JD Stout Annual Lecture 2021
Nick Bollinger
Revolutions Per Minute: The rise and fall of the counterculture in New Zealand
‘Counterculture’ was a term coined in the 1960s to identify a global movement comprised of dropouts, hippies, radicals, revolutionaries and other dissenters from the mainstream. Collectively it rejected many of society’s accepted norms, challenging attitudes to art, sex, education, environment, drugs, politics and domestic life. Though the movement was global, New Zealand had its own version. In the 2021 J.D. Stout Annual Stout Lecture, writer and cultural critic Nick Bollinger will talk about his research on the rise of the counterculture in this country and some of the reasons for its fall.

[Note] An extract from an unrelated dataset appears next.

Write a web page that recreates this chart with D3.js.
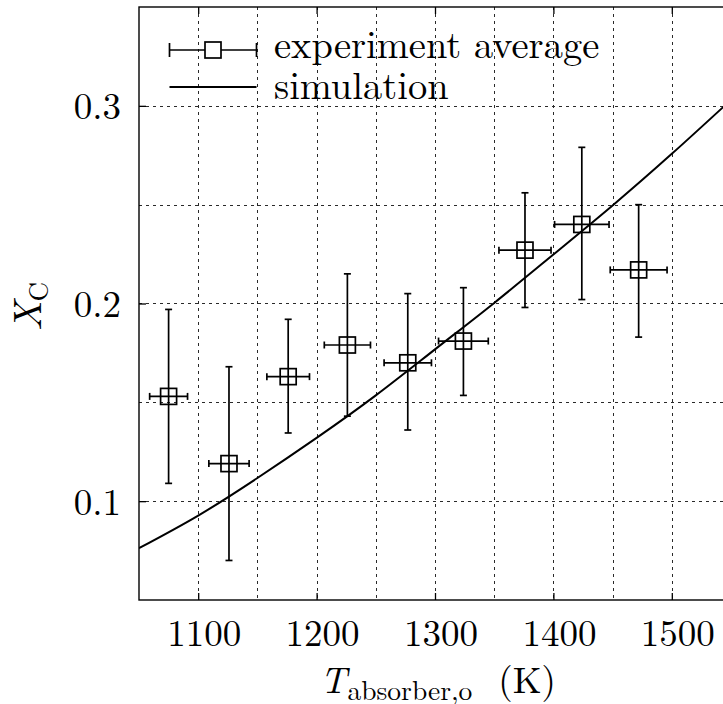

Nick Bollinger is a Wellington-based writer, critic and broadcaster. He has been a columnist and feature writer for the NZ Listener and presenter of the music review programme The Sampler on RNZ National. He is the author of How To Listen To Pop Music, 100 Essential New Zealand Albums and Goneville, a non-fiction book, which won the Adam Prize for Creative Writing in 2015. He is currently the J.D. Stout Fellow at Te Herenga Waka Victoria University of Wellington, where he is researching and writing a book about the counterculture in New Zealand.
Date: Wednesday 10 November 2021
Time: 4.00pm to 5.30pm
Unfortunately the lecture is NOT OPEN TO THE GENERAL PUBLIC due to Alert Level 2 restrictions.
Te Herenga Waka Victoria University of Wellington Staff, Adjuncts, and Students may attend (masks and social distancing will be required).